AIM: Copy nothing but the stretch that opens with the line containing "Give me the TikZ source for this diagram." and closes with the line containing "import matplotlib.pyplot as plt". Keep pictures out.

╭─ WORKING DATA

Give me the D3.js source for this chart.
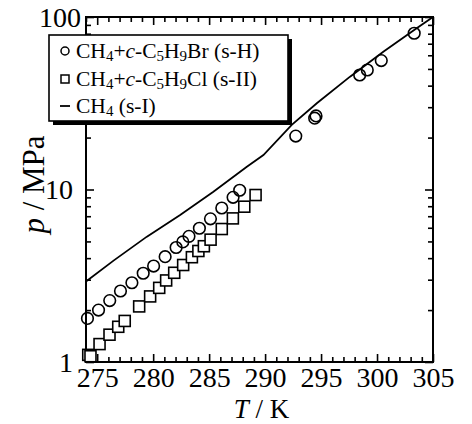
<!DOCTYPE html>
<html>
<head>
<meta charset="utf-8">
<script src="https://cdn.jsdelivr.net/npm/d3@7"></script>
<style>
  body { margin: 0; background: #fff; }
  svg { display: block; font-family: "Liberation Serif", "Times New Roman", serif; }
</style>
</head>
<body>
<svg id="chart" width="472" height="424"></svg>
<script>
// CH4 + c-C5H9Br (s-H)
const sHTemp = [274.13, 275.12, 276.12, 277.08, 278.10, 279.11, 280.04, 281.07, 282.05, 282.65, 283.20,
                284.13, 285.12, 286.13, 287.14, 287.73, 292.74, 294.43, 294.55, 298.45, 299.13, 300.38, 303.32];
const sHPres = [1.79, 2.00, 2.27, 2.58, 2.88, 3.27, 3.60, 4.08, 4.61, 4.97, 5.35,
                5.96, 6.76, 7.81, 9.01, 9.90, 20.4, 25.9, 26.7, 46.1, 49.3, 55.9, 80.5];

// CH4 + c-C5H9Cl (s-II)
const sIITemp = [274.2, 274.4, 275.21, 276.10, 276.88, 277.46, 278.75, 279.73, 280.54, 281.16, 281.88,
                 282.68, 283.46, 284.04, 284.53, 285.13, 286.13, 287.12, 288.14, 289.15];
const sIIPres = [1.10, 1.08, 1.27, 1.44, 1.60, 1.73, 2.10, 2.40, 2.69, 2.97, 3.29,
                 3.65, 4.05, 4.40, 4.69, 5.12, 5.90, 6.80, 7.95, 9.29];

// CH4 (s-I) equilibrium curve
const ch4Temp = [274.0, 276.46, 279.44, 282.41, 285.38, 288.37, 289.85, 292.38, 294.62, 297.59, 300.56, 303.54, 305.0];
const ch4Pres = [2.93, 3.87, 5.33, 7.12, 9.71, 13.56, 15.85, 23.7, 31.6, 45.1, 62.9, 86.0, 100];

const xMajorTicks = [275, 280, 285, 290, 295, 300, 305];
const xMinorTicks = d3.range(274, 306, 1).filter(t => t % 5 !== 0);
const yMajorTicks = [1, 10, 100];
const yMinorTicks = [2, 3, 4, 5, 6, 7, 8, 9, 20, 30, 40, 50, 60, 70, 80, 90];

const svg = d3.select("#chart");
const plotLeft = 86, plotRight = 433, plotTop = 17, plotBottom = 362;

const x = d3.scaleLinear().domain([274, 305]).range([plotLeft, plotRight]);
const y = d3.scaleLog().domain([1, 100]).range([plotBottom, plotTop]);

// axes (ticks pointing inward)
function tickStyle(g) {
    g.select(".domain").remove();
    g.selectAll("line").attr("stroke", "#000").attr("stroke-width", 1.6);
    g.selectAll("text").attr("fill", "#000").style("font-size", "28px")
        .style("font-family", '"Liberation Serif", serif');
}

svg.append("g").attr("transform", `translate(0,${plotBottom})`)
    .call(d3.axisBottom(x).tickValues(xMajorTicks).tickSize(-8).tickFormat(d3.format("d")))
    .call(tickStyle)
    .selectAll("text").attr("y", 5.5);
svg.append("g").attr("transform", `translate(0,${plotBottom})`)
    .call(d3.axisBottom(x).tickValues(xMinorTicks).tickSize(-5).tickFormat(""))
    .call(tickStyle);
svg.append("g").attr("transform", `translate(0,${plotTop})`)
    .call(d3.axisTop(x).tickValues(xMajorTicks).tickSize(-8).tickFormat(""))
    .call(tickStyle);
svg.append("g").attr("transform", `translate(0,${plotTop})`)
    .call(d3.axisTop(x).tickValues(xMinorTicks).tickSize(-5).tickFormat(""))
    .call(tickStyle);

const yAxisG = svg.append("g").attr("transform", `translate(${plotLeft},0)`)
    .call(d3.axisLeft(y).tickValues(yMajorTicks).tickSize(-8).tickFormat(d3.format("d")))
    .call(tickStyle);
yAxisG.selectAll(".tick text").attr("x", d => d === 100 ? -5 : -13).attr("dy", "0.33em");
svg.append("g").attr("transform", `translate(${plotLeft},0)`)
    .call(d3.axisLeft(y).tickValues(yMinorTicks).tickSize(-5).tickFormat(""))
    .call(tickStyle);
svg.append("g").attr("transform", `translate(${plotRight},0)`)
    .call(d3.axisRight(y).tickValues(yMajorTicks).tickSize(-8).tickFormat(""))
    .call(tickStyle);
svg.append("g").attr("transform", `translate(${plotRight},0)`)
    .call(d3.axisRight(y).tickValues(yMinorTicks).tickSize(-5).tickFormat(""))
    .call(tickStyle);

// frame
svg.append("rect")
    .attr("x", plotLeft).attr("y", plotTop)
    .attr("width", plotRight - plotLeft).attr("height", plotBottom - plotTop)
    .attr("fill", "none").attr("stroke", "#000").attr("stroke-width", 2);

// CH4 line
const line = d3.line().x(d => x(d[0])).y(d => y(d[1]));
svg.append("path")
    .datum(ch4Temp.map((t, i) => [t, ch4Pres[i]]))
    .attr("d", line)
    .attr("fill", "none").attr("stroke", "#000").attr("stroke-width", 1.8);

// s-II squares
const sq = 11;
svg.append("g").selectAll("rect")
    .data(sIITemp.map((t, i) => [t, sIIPres[i]]))
    .join("rect")
    .attr("x", d => x(d[0]) - sq / 2).attr("y", d => y(d[1]) - sq / 2)
    .attr("width", sq).attr("height", sq)
    .attr("fill", "#fff").attr("stroke", "#000").attr("stroke-width", 1.6);

// s-H circles
svg.append("g").selectAll("circle")
    .data(sHTemp.map((t, i) => [t, sHPres[i]]))
    .join("circle")
    .attr("cx", d => x(d[0])).attr("cy", d => y(d[1]))
    .attr("r", 5.8)
    .attr("fill", "none").attr("stroke", "#000").attr("stroke-width", 1.6);

// axis titles
const xTitle = svg.append("text")
    .attr("x", (plotLeft + plotRight) / 2 + 2).attr("y", 418)
    .attr("text-anchor", "middle").style("font-size", "27px");
xTitle.append("tspan").style("font-style", "italic").text("T");
xTitle.append("tspan").text(" / K");

const yTitle = svg.append("text")
    .attr("transform", `translate(44,${(plotTop + plotBottom) / 2 - 5}) rotate(-90)`)
    .attr("text-anchor", "middle").style("font-size", "31px");
yTitle.append("tspan").style("font-style", "italic").text("p");
yTitle.append("tspan").text(" / MPa");

// legend
const legend = svg.append("g");
legend.append("rect").attr("x", 53).attr("y", 39).attr("width", 239).attr("height", 86).attr("fill", "#000");
legend.append("rect").attr("x", 49).attr("y", 35).attr("width", 239).attr("height", 86)
    .attr("fill", "#fff").attr("stroke", "#000").attr("stroke-width", 1.6);

const legendRows = [
    [["CH"], ["4", "sub"], ["+"], ["c", "it"], ["-C"], ["5", "sub"], ["H"], ["9", "sub"], ["Br (s-H)"]],
    [["CH"], ["4", "sub"], ["+"], ["c", "it"], ["-C"], ["5", "sub"], ["H"], ["9", "sub"], ["Cl (s-II)"]],
    [["CH"], ["4", "sub"], [" (s-I)"]]
];
const rowBase = [58, 86, 113];

legendRows.forEach((row, i) => {
    const t = legend.append("text").attr("x", 76).attr("y", rowBase[i]).style("font-size", "21.5px");
    let lowered = false;
    row.forEach(seg => {
        const s = t.append("tspan").text(seg[0]);
        if (seg[1] === "sub") {
            s.style("font-size", "15px").attr("dy", lowered ? 0 : 3);
            lowered = true;
        } else {
            if (lowered) s.attr("dy", -3);
            lowered = false;
            if (seg[1] === "it") s.style("font-style", "italic");
        }
    });
});

legend.append("circle").attr("cx", 65).attr("cy", 51).attr("r", 4)
    .attr("fill", "none").attr("stroke", "#000").attr("stroke-width", 1.5);
legend.append("rect").attr("x", 61).attr("y", 75).attr("width", 8).attr("height", 8)
    .attr("fill", "none").attr("stroke", "#000").attr("stroke-width", 1.5);
legend.append("line").attr("x1", 60).attr("x2", 70).attr("y1", 106).attr("y2", 106)
    .attr("stroke", "#000").attr("stroke-width", 1.8);
</script>
</body>
</html>
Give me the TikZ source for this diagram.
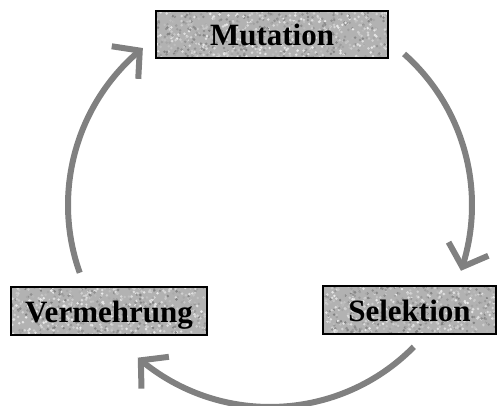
\documentclass[tikz,border=0pt]{standalone}
\usepackage{fontspec}
\setmainfont{Liberation Serif}
\usetikzlibrary{arrows.meta,bending,calc}
\tikzset{
  granite/.style={path picture={
    \path (path picture bounding box.north west) coordinate (gnw)
          (path picture bounding box.north east) coordinate (gne)
          (path picture bounding box.south west) coordinate (gsw);
    \fill[black!30] (path picture bounding box.north west) rectangle (path picture bounding box.south east);
    \foreach \i in {1,...,#1}{
      \pgfmathsetmacro\ga{rnd}
      \pgfmathsetmacro\gb{rnd}
      \pgfmathsetmacro\gk{int(8+rnd*42)}
      \fill[black!\gk] ($(gnw)+\ga*(gne)-\ga*(gnw)+\gb*(gsw)-\gb*(gnw)$) circle (1.4);
    }
  }},
  stagebox/.style={draw=black, line width=2pt, inner sep=0pt,
    font=\bfseries\fontsize{31}{36}\selectfont, text height=29pt, text depth=6pt},
  cyclearrow/.style={draw=black!50, line width=6pt, line cap=butt,
    -{Straight Barb[length=19pt,width=42pt,flex]}}
}
\begin{document}
\begin{tikzpicture}[x=1pt,y=-1pt]
\pgfmathsetseed{7}
\useasboundingbox (0,0) rectangle (498,405);
\node[stagebox, granite=900, minimum width=232pt, minimum height=47pt] (mut) at (272,34) {Mutation};
\node[stagebox, granite=800, minimum width=196pt, minimum height=48pt] (verm) at (109,311) {Vermehrung};
\node[stagebox, granite=700, minimum width=173pt, minimum height=48pt] (sel) at (409.5,310) {Selektion};
\coordinate (c) at (270,205);
\coordinate (a1) at ($(c)+(-48.4:202)$);
\coordinate (a2) at ($(c)+(44.6:202)$);
\coordinate (a3) at ($(c)+(160.4:202)$);
\draw[cyclearrow] (a1) arc[start angle=-48.4, end angle=19, radius=202];
\draw[cyclearrow] (a2) arc[start angle=44.6, end angle=130.9, radius=202];
\draw[cyclearrow] (a3) arc[start angle=160.4, end angle=231, radius=202];
\end{tikzpicture}
\end{document}
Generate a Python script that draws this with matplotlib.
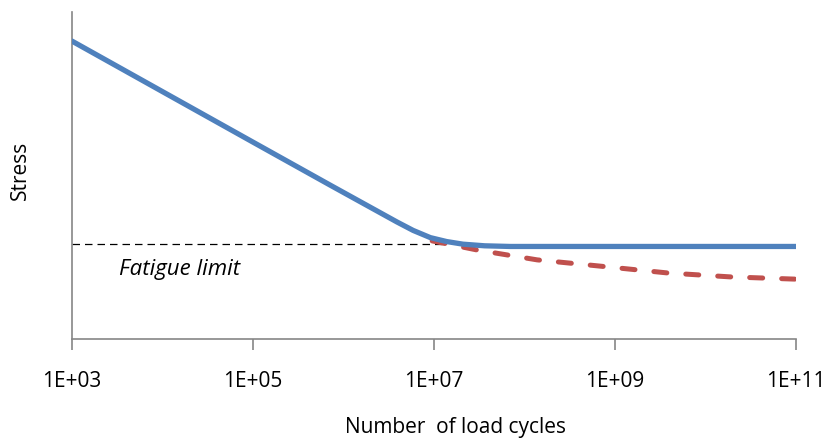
import numpy as np
import matplotlib
matplotlib.use("Agg")
import matplotlib.pyplot as plt

plt.rcParams["font.family"] = ["Open Sans", "DejaVu Sans"]

# S-N curve (stress in arbitrary units, cycles as log10 N)
sn_logn = [3.0, 5.0, 5.85, 6.59, 6.77, 6.96, 7.14, 7.32, 7.56, 7.84, 11.0]
sn_stress = [91.1, 60.2, 47.1, 35.8, 33.2, 31.0, 29.8, 29.0, 28.5, 28.3, 28.3]

# curve without a true endurance limit
decay_logn = [6.98, 7.48, 8.14, 8.83, 9.58, 10.27, 11.0]
decay_stress = [30.0, 27.2, 24.2, 22.3, 20.2, 19.0, 18.3]

fatigue_limit = 29.2
limit_logn = [3.0, 7.1]

xticks = [1e3, 1e5, 1e7, 1e9, 1e11]
xticklabels = ["1E+03", "1E+05", "1E+07", "1E+09", "1E+11"]

fig = plt.figure(figsize=(8.3, 4.38), dpi=100)
ax = fig.add_axes([72 / 830, 99 / 438, 724 / 830, 327 / 438])

ax.plot(10 ** np.array(limit_logn), [fatigue_limit, fatigue_limit], color="black",
        lw=0.9, dashes=(6, 4), zorder=1)
ax.plot(10 ** np.array(decay_logn), decay_stress, color="#C0504D", lw=3.6,
        dashes=(2.6, 3.8), dash_capstyle="round", zorder=2)
ax.plot(10 ** np.array(sn_logn), sn_stress, color="#4F81BD", lw=3.8,
        solid_capstyle="round", solid_joinstyle="round", zorder=3)

ax.text(3.3e3, 21.4, "Fatigue limit", style="italic", fontsize=16,
        ha="left", va="center")

ax.set_xscale("log")
ax.set_xlim(1e3, 1e11)
ax.set_ylim(0, 100)
ax.set_xticks(xticks)
ax.set_xticklabels(xticklabels)
ax.minorticks_off()
ax.set_yticks([])
ax.tick_params(axis="x", length=8, width=1.2, color="#868686", pad=15,
               labelsize=15)

for side in ["top", "right"]:
    ax.spines[side].set_visible(False)
for side in ["left", "bottom"]:
    ax.spines[side].set_color("#868686")
    ax.spines[side].set_linewidth(1.2)

fig.text(455 / 830, 1 - 428 / 438, "Number  of load cycles", fontsize=15,
         ha="center", va="center")
fig.text(20 / 830, 1 - 170 / 438, "Stress", fontsize=15, rotation=90,
         ha="center", va="center")

fig.savefig("out.png", dpi=100)
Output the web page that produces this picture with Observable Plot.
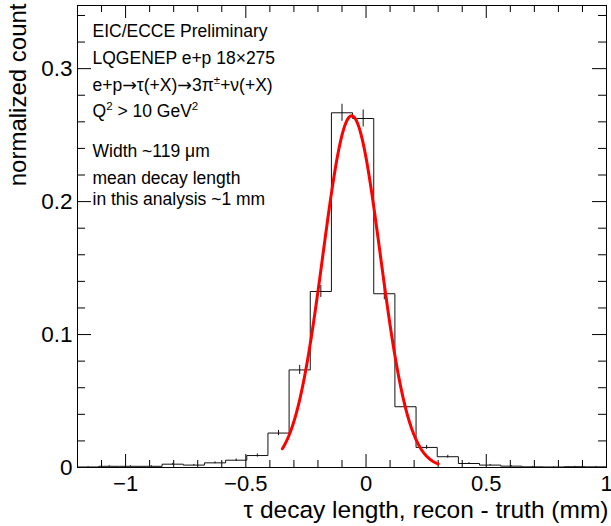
<!DOCTYPE html>
<html>
<head>
<meta charset="utf-8">
<script src="https://cdn.jsdelivr.net/npm/d3@7"></script>
<script src="https://cdn.jsdelivr.net/npm/@observablehq/plot@0.6"></script>
<style>
  html, body { margin: 0; padding: 0; background: #fff; }
</style>
</head>
<body>
<div id="chart"></div>
<script>
// Reconstructed minus true tau decay length: histogram (normalized), 25 bins over [-1.2, 1.0] mm
const binLow = [
  -1.200, -1.112, -1.024, -0.936, -0.848, -0.760, -0.672, -0.584, -0.496, -0.408,
  -0.320, -0.232, -0.144, -0.056,  0.032,  0.120,  0.208,  0.296,  0.384,  0.472,
   0.560,  0.648,  0.736,  0.824,  0.912
];
const binWidth = 0.088;
const binValue = [
  0.0004, 0.0009, 0.0009, 0.0009, 0.0025, 0.0018, 0.0035, 0.0055, 0.0090, 0.0259,
  0.0734, 0.1324, 0.2668, 0.2625, 0.1307, 0.0457, 0.0151, 0.0081, 0.0030, 0.0018,
  0.0010, 0.0005, 0.0004, 0.0006, 0.0005
];
const binError = [
  0.0003, 0.0004, 0.0004, 0.0004, 0.0006, 0.0005, 0.0007, 0.0009, 0.0012, 0.0020,
  0.0034, 0.0045, 0.0064, 0.0064, 0.0045, 0.0027, 0.0015, 0.0011, 0.0007, 0.0005,
  0.0004, 0.0003, 0.0003, 0.0003, 0.0003
];

// Gaussian fit to the core of the distribution
const fitAmplitude = 0.2645;
const fitMean = -0.060;
const fitSigma = 0.119;      // "Width ~119 µm"
const fitRange = [-0.348, 0.300];

// Axes
const xDomain = [-1.2, 1.0];
const yDomain = [0, 0.3475];
const xTicks = [-1, -0.5, 0, 0.5, 1];
const xTickLabels = ["\u22121", "\u22120.5", "0", "0.5", "1"];
const xMinorTicks = [-1.1, -0.9, -0.8, -0.7, -0.6, -0.4, -0.3, -0.2, -0.1, 0.1, 0.2, 0.3, 0.4, 0.6, 0.7, 0.8, 0.9];
const yTicks = [0, 0.1, 0.2, 0.3];
const yTickLabels = ["0", "0.1", "0.2", "0.3"];
const yMinorTicks = [0.02, 0.04, 0.06, 0.08, 0.12, 0.14, 0.16, 0.18, 0.22, 0.24, 0.26, 0.28, 0.32, 0.34];
const xTitle = "\u03C4 decay length, recon - truth (mm)";
const yTitle = "normalized count";

// Info block (^{...} marks a superscript)
const infoLines = [
  "EIC/ECCE Preliminary",
  "LQGENEP e+p 18\u00D7275",
  "e+p\u2192\u03C4(+X)\u21923\u03C0^{\u00B1}+\u03BD(+X)",
  "Q^{2} > 10 GeV^{2}",
  "Width ~119 \u03BCm",
  "mean decay length",
  "in this analysis ~1 mm"
];

// ---- layout ----
const W = 611, H = 526;
const mL = 77, mR = 5, mT = 5, mB = 59;
const frameW = W - mL - mR, frameH = H - mT - mB;
const infoBaselines = [36.7, 63.5, 90, 116.7, 156, 183.5, 204.5];
const infoSize = 17.5;
const font = "'Liberation Sans', Arial, Helvetica, sans-serif";

const bins = binLow.map((lo, i) => ({lo, center: lo + binWidth / 2, value: binValue[i], error: binError[i]}));
// step outline: one vertex per bin edge, closing at the upper edge of the last bin
const outline = bins.map(b => ({x: b.lo, y: b.value}))
  .concat([{x: binLow[binLow.length - 1] + binWidth, y: binValue[binValue.length - 1]}]);

const fitCurve = d3.range(fitRange[0], fitRange[1] + 1e-9, 0.003).map(x => ({
  x, y: fitAmplitude * Math.exp(-0.5 * ((x - fitMean) / fitSigma) ** 2)
}));

const plain = s => s.replace(/\^\{(.*?)\}/g, "$1");
const xLabelOf = new Map(xTicks.map((t, i) => [t, xTickLabels[i]]));
const yLabelOf = new Map(yTicks.map((t, i) => [t, yTickLabels[i]]));

const chart = Plot.plot({
  width: W, height: H,
  marginLeft: mL, marginRight: mR, marginTop: mT, marginBottom: mB,
  style: {fontFamily: font, fontSize: "17px", background: "#fff", color: "#000", overflow: "visible"},
  x: {domain: xDomain, axis: null},
  y: {domain: yDomain, axis: null},
  marks: [
    Plot.frame({stroke: "#000"}),
    // ticks drawn inward on all four sides
    Plot.tickX(xTicks, {x: d => d, insetTop: frameH - 13, stroke: "#000"}),
    Plot.tickX(xTicks, {x: d => d, insetBottom: frameH - 13, stroke: "#000"}),
    Plot.tickX(xMinorTicks, {x: d => d, insetTop: frameH - 7, stroke: "#000"}),
    Plot.tickX(xMinorTicks, {x: d => d, insetBottom: frameH - 7, stroke: "#000"}),
    Plot.tickY(yTicks, {y: d => d, insetRight: frameW - 14, stroke: "#000"}),
    Plot.tickY(yTicks, {y: d => d, insetLeft: frameW - 14, stroke: "#000"}),
    Plot.tickY(yMinorTicks, {y: d => d, insetRight: frameW - 8, stroke: "#000"}),
    Plot.tickY(yMinorTicks, {y: d => d, insetLeft: frameW - 8, stroke: "#000"}),
    Plot.axisX(xTicks, {anchor: "bottom", tickSize: 0, tickPadding: 8, fontSize: 22,
      tickFormat: d => xLabelOf.get(d), label: null}),
    Plot.axisY(yTicks, {anchor: "left", tickSize: 0, tickPadding: 5, fontSize: 22.5,
      tickFormat: d => yLabelOf.get(d), label: null}),
    // histogram outline and statistical errors
    Plot.line(outline, {x: "x", y: "y", curve: "step-after", stroke: "#111", strokeWidth: 1}),
    Plot.ruleX(bins, {x: "center", y1: d => d.value - d.error, y2: d => d.value + d.error, stroke: "#111", strokeWidth: 1}),
    // Gaussian fit
    Plot.line(fitCurve, {x: "x", y: "y", stroke: "#ff0000", strokeWidth: 3}),
    // axis titles
    Plot.text([xTitle], {frameAnchor: "bottom-right", text: d => d, textAnchor: "end", lineAnchor: "bottom",
      dx: 2, dy: 50, fontSize: 24.5, fill: "#000"}),
    Plot.text([yTitle], {frameAnchor: "top-left", text: d => d, textAnchor: "end", lineAnchor: "bottom",
      rotate: -90, dx: -52, dy: -2, fontSize: 24, fill: "#000"}),
    // info block
    ...infoLines.map((line, i) => Plot.text([line], {
      frameAnchor: "top-left", text: d => plain(d), textAnchor: "start", lineAnchor: "bottom",
      dx: 15, dy: infoBaselines[i] - mT, fontSize: infoSize, fill: "#000"
    }))
  ]
});

// rich text for the info block: ^{...} becomes a raised, smaller tspan; arrows use a font with long arrows
(function richText(svg, lines) {
  const ns = "http://www.w3.org/2000/svg";
  const bySource = new Map(lines.filter(s => /\^\{|\u2192/.test(s)).map(s => [plain(s), s]));
  for (const el of svg.querySelectorAll("text")) {
    const src = bySource.get(el.textContent);
    if (!src) continue;
    el.textContent = "";
    let raised = false;
    for (const part of src.split(/(\^\{.*?\}|\u2192)/)) {
      if (!part) continue;
      const t = document.createElementNS(ns, "tspan");
      if (part.startsWith("^{")) {
        t.textContent = part.slice(2, -1);
        t.setAttribute("font-size", "11.5");
        t.setAttribute("dy", "-7");
        raised = true;
      } else {
        t.textContent = part;
        if (part === "\u2192") t.setAttribute("font-family", "'DejaVu Sans', sans-serif");
        if (raised) { t.setAttribute("dy", "7"); raised = false; }
      }
      el.appendChild(t);
    }
  }
})(chart, infoLines);

document.getElementById("chart").appendChild(chart);
</script>
</body>
</html>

╰─

RESULT BELOW:
Give me the TikZ source for this diagram.
\documentclass[tikz,border=0pt]{standalone}
\usepackage{fontspec}
\setmainfont{Liberation Serif}
\usetikzlibrary{arrows.meta,bending,calc}
\tikzset{
  granite/.style={path picture={
    \path (path picture bounding box.north west) coordinate (gnw)
          (path picture bounding box.north east) coordinate (gne)
          (path picture bounding box.south west) coordinate (gsw);
    \fill[black!30] (path picture bounding box.north west) rectangle (path picture bounding box.south east);
    \foreach \i in {1,...,#1}{
      \pgfmathsetmacro\ga{rnd}
      \pgfmathsetmacro\gb{rnd}
      \pgfmathsetmacro\gk{int(8+rnd*42)}
      \fill[black!\gk] ($(gnw)+\ga*(gne)-\ga*(gnw)+\gb*(gsw)-\gb*(gnw)$) circle (1.4);
    }
  }},
  stagebox/.style={draw=black, line width=2pt, inner sep=0pt,
    font=\bfseries\fontsize{31}{36}\selectfont, text height=29pt, text depth=6pt},
  cyclearrow/.style={draw=black!50, line width=6pt, line cap=butt,
    -{Straight Barb[length=19pt,width=42pt,flex]}}
}
\begin{document}
\begin{tikzpicture}[x=1pt,y=-1pt]
\pgfmathsetseed{7}
\useasboundingbox (0,0) rectangle (498,405);
\node[stagebox, granite=900, minimum width=232pt, minimum height=47pt] (mut) at (272,34) {Mutation};
\node[stagebox, granite=800, minimum width=196pt, minimum height=48pt] (verm) at (109,311) {Vermehrung};
\node[stagebox, granite=700, minimum width=173pt, minimum height=48pt] (sel) at (409.5,310) {Selektion};
\coordinate (c) at (270,205);
\coordinate (a1) at ($(c)+(-48.4:202)$);
\coordinate (a2) at ($(c)+(44.6:202)$);
\coordinate (a3) at ($(c)+(160.4:202)$);
\draw[cyclearrow] (a1) arc[start angle=-48.4, end angle=19, radius=202];
\draw[cyclearrow] (a2) arc[start angle=44.6, end angle=130.9, radius=202];
\draw[cyclearrow] (a3) arc[start angle=160.4, end angle=231, radius=202];
\end{tikzpicture}
\end{document}
Generate a Python script that draws this with matplotlib.
import numpy as np
import matplotlib
matplotlib.use("Agg")
import matplotlib.pyplot as plt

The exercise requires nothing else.